Les syndicats ont affirmé jeudi que les travailleurs d’Enaire recevraient le salaire rétroactif dans la paie de ce mois-ci, mais aucun autre détail n’a été donné jusqu’à présent. Rien ne permet de savoir si cette prime de productivité se poursuivra en 2022.
Une grève des travailleurs de la société de transport par autocar Auto Res a également été annulée vendredi. Les travailleurs avaient prévu d’arrêter le travail pendant la période de Noël, les 24, 26 et 31 décembre, ainsi que le 2 janvier, pour s’opposer à la fermeture de guichets et de centres de service-clientèle, et à l’élimination de services dans tout le pays.
Dans des conditions où le gouvernement a refusé de décréter un confinement pour lutter contre la propagation de la COVID-19, les travailleurs dénonçaient également le maintien par Auto Res d’un grand nombre de travailleurs en chômage partiel, ce que l’entreprise utilise pour ne pas payer l’intégralité de leurs salaires.
En dehors du transport et de la logistique, des grèves sont également prévues ou menacées chez les producteurs laitiers, les travailleurs de la pêche, les inspecteurs du travail et les travailleurs de la loterie ; tous exigent une amélioration des conditions de travail, des effectifs et des salaires.
Cette nouvelle vague d’actions de grève en Espagne se produit dans le contexte d’une attaque prolongée des conditions de vie et de travail menée depuis de nombreuses années et exacerbée par la pandémie. Les travailleurs ont subi des réductions sans précédent de leurs salaires réels et la montée en flèche des prix de l’énergie, des carburants et de l’inflation pousse de nombreux travailleurs dans la pauvreté.

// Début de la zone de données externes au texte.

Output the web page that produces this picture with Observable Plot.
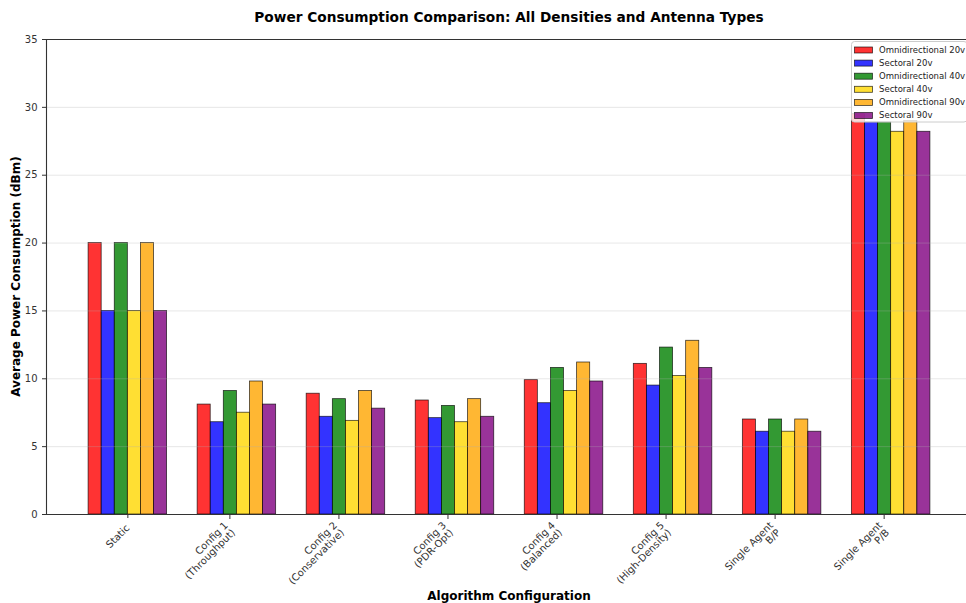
<!DOCTYPE html>
<html>
<head>
<meta charset="utf-8">
<script src="https://cdn.jsdelivr.net/npm/d3@7"></script>
<script src="https://cdn.jsdelivr.net/npm/@observablehq/plot@0.6"></script>
<style>
  html, body { margin: 0; padding: 0; background: #fff; overflow: hidden; }
  #chart { width: 966px; height: 603px; }
</style>
</head>
<body>
<div id="chart"></div>
<script>
// Algorithm configurations along the x axis
const categories = [
  "Static",
  "Config 1\n(Throughput)",
  "Config 2\n(Conservative)",
  "Config 3\n(PDR-Opt)",
  "Config 4\n(Balanced)",
  "Config 5\n(High-Density)",
  "Single Agent\nB/P",
  "Single Agent\nP/B"
];

// Density / antenna combinations
const seriesNames = [
  "Omnidirectional 20v",
  "Sectoral 20v",
  "Omnidirectional 40v",
  "Sectoral 40v",
  "Omnidirectional 90v",
  "Sectoral 90v"
];

// Average power consumption (dBm) per configuration
const omni20 = [20, 8.1, 8.9, 8.4, 9.9, 11.1, 7.0, 29.5];
const sect20 = [15, 6.8, 7.2, 7.1, 8.2, 9.5, 6.1, 28.9];
const omni40 = [20, 9.1, 8.5, 8.0, 10.8, 12.3, 7.0, 28.9];
const sect40 = [15, 7.5, 6.9, 6.8, 9.1, 10.2, 6.1, 28.2];
const omni90 = [20, 9.8, 9.1, 8.5, 11.2, 12.8, 7.0, 29.0];
const sect90 = [15, 8.1, 7.8, 7.2, 9.8, 10.8, 6.1, 28.2];

const yTicks = [0, 5, 10, 15, 20, 25, 30, 35];

// Styling
const palette = ["#ff0000", "#0000ff", "#008000", "#ffd700", "#ffa500", "#800080"];
const seriesValues = [omni20, sect20, omni40, sect40, omni90, sect90];

// Long table: one row per bar
const rows = seriesNames.flatMap((name, s) =>
  seriesValues[s].map((value, c) => ({category: c, s, series: name, value}))
);

// Grouped bar geometry in category units
const barWidth = 0.12;
const nS = seriesNames.length;
const center = (d) => d.category + (d.s - (nS - 1) / 2) * barWidth;
const lo = -(nS / 2) * barWidth;
const hi = categories.length - 1 + (nS / 2) * barWidth;
const pad = (hi - lo) * 0.05;
const xDomain = [lo - pad, hi + pad];

const W = 966, H = 603;
const mL = 46, mT = 39, mB = 89;
const axisRight = 972; // the right edge of the axes runs just past the page

const font = "'DejaVu Sans', Verdana, sans-serif";

// Single-line and two-line tick labels are anchored slightly differently
const tickIdx = d3.range(categories.length);
const oneLine = tickIdx.filter((i) => !categories[i].includes("\n"));
const twoLine = tickIdx.filter((i) => categories[i].includes("\n"));
const tickOpts = {
  tickFormat: (i) => categories[i],
  tickRotate: -45,
  tickSize: 4,
  stroke: "#333",
  fill: "#333",
  label: null
};

const plot = Plot.plot({
  width: W,
  height: H,
  marginLeft: mL,
  marginTop: mT,
  marginBottom: mB,
  marginRight: 0,
  style: {fontFamily: font, fontSize: "10px", color: "#333", background: "white", overflow: "hidden"},
  x: {domain: xDomain, range: [mL, axisRight]},
  y: {domain: [0, 35], ticks: yTicks, tickSize: 4, label: null},
  color: {domain: seriesNames, range: palette},
  marks: [
    Plot.rect(rows, {
      x1: (d) => center(d) - barWidth / 2,
      x2: (d) => center(d) + barWidth / 2,
      y1: 0,
      y2: "value",
      fill: "series",
      fillOpacity: 0.8,
      stroke: "black",
      strokeOpacity: 0.75,
      strokeWidth: 0.8
    }),
    Plot.ruleY(yTicks.slice(1, -1), {stroke: "#b0b0b0", strokeOpacity: 0.3}),
    Plot.ruleY([0, 35], {stroke: "#333", strokeWidth: 1.1}),
    Plot.ruleX([xDomain[0]], {stroke: "#333", strokeWidth: 1.1}),
    Plot.axisX(oneLine, {...tickOpts}),
    Plot.axisX(twoLine, {...tickOpts, dx: -7, dy: 1})
  ]
});

document.getElementById("chart").appendChild(plot);

// Titles and legend
const svg = d3.select(plot);
const midX = (mL + axisRight) / 2;
const midY = (mT + (H - mB)) / 2;

svg.append("text")
  .attr("x", midX).attr("y", 22)
  .attr("text-anchor", "middle")
  .attr("font-family", font).attr("font-size", 13.7).attr("font-weight", "bold")
  .attr("fill", "#000")
  .text("Power Consumption Comparison: All Densities and Antenna Types");

svg.append("text")
  .attr("x", midX).attr("y", 600)
  .attr("text-anchor", "middle")
  .attr("font-family", font).attr("font-size", 12).attr("font-weight", "bold")
  .attr("fill", "#000")
  .text("Algorithm Configuration");

svg.append("text")
  .attr("transform", `translate(20,${midY}) rotate(-90)`)
  .attr("text-anchor", "middle")
  .attr("font-family", font).attr("font-size", 12).attr("font-weight", "bold")
  .attr("fill", "#000")
  .text("Average Power Consumption (dBm)");

const legend = svg.append("g");
const lgLeft = 851.5, lgTop = 41.5, rowH = 13.1;
legend.append("rect")
  .attr("x", lgLeft).attr("y", lgTop)
  .attr("width", axisRight - 5 - lgLeft).attr("height", 80.5)
  .attr("rx", 3)
  .attr("fill", "white").attr("fill-opacity", 0.8)
  .attr("stroke", "#cccccc");

seriesNames.forEach((name, i) => {
  const cy = lgTop + 8.5 + i * rowH;
  legend.append("rect")
    .attr("x", lgLeft + 3).attr("y", cy - 3)
    .attr("width", 18).attr("height", 6)
    .attr("fill", palette[i]).attr("fill-opacity", 0.8)
    .attr("stroke", "black").attr("stroke-opacity", 0.75).attr("stroke-width", 0.8);
  legend.append("text")
    .attr("x", lgLeft + 27.5).attr("y", cy)
    .attr("dy", "0.35em")
    .attr("text-anchor", "start")
    .attr("font-family", font).attr("font-size", 8.5)
    .attr("fill", "#222")
    .text(name);
});
</script>
</body>
</html>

L’inflation a atteint 5,6 pour cent en novembre, par rapport au même mois en 2020. Ce taux est nettement supérieur au taux de 4,9 pour cent enregistré dans l’ensemble de la zone euro. Entre octobre 2007 et octobre 2021, elle a augmenté de 21,7 pour cent selon l’Institut national de statistique (INE). Parallèlement, l’Agence fiscale espagnole indique que les salaires moyens dans le secteur privé n’ont augmenté que de 5,1 pour cent entre 2007 et 2020, ce qui signifie une baisse significative du pouvoir d’achat. Les factures d’énergie ont également explosé, faisant un bond de 63 pour cent au cours de l’année précédant octobre 2021.
Alors que des millions de travailleurs étaient poussés au bord la pauvreté durant la pandémie, l’année 2020-2021 a vu les super-riches espagnols engranger les richesses. Les 10 personnes les plus riches d’Espagne ont vu leur fortune augmenter de 17 pour cent rien que cette année, pour atteindre 153 milliards d’euros ; l’équivalent de 565.000 euros par jour.
Les travailleurs doivent retirer leur lutte des mains des syndicats, en formant des comités de la base sur chaque lieu de travail. Cela nécessite une rupture politique décisive avec le gouvernement PSOE-Podemos, qui a prouvé à maintes reprises son hostilité viscérale envers la classe ouvrière.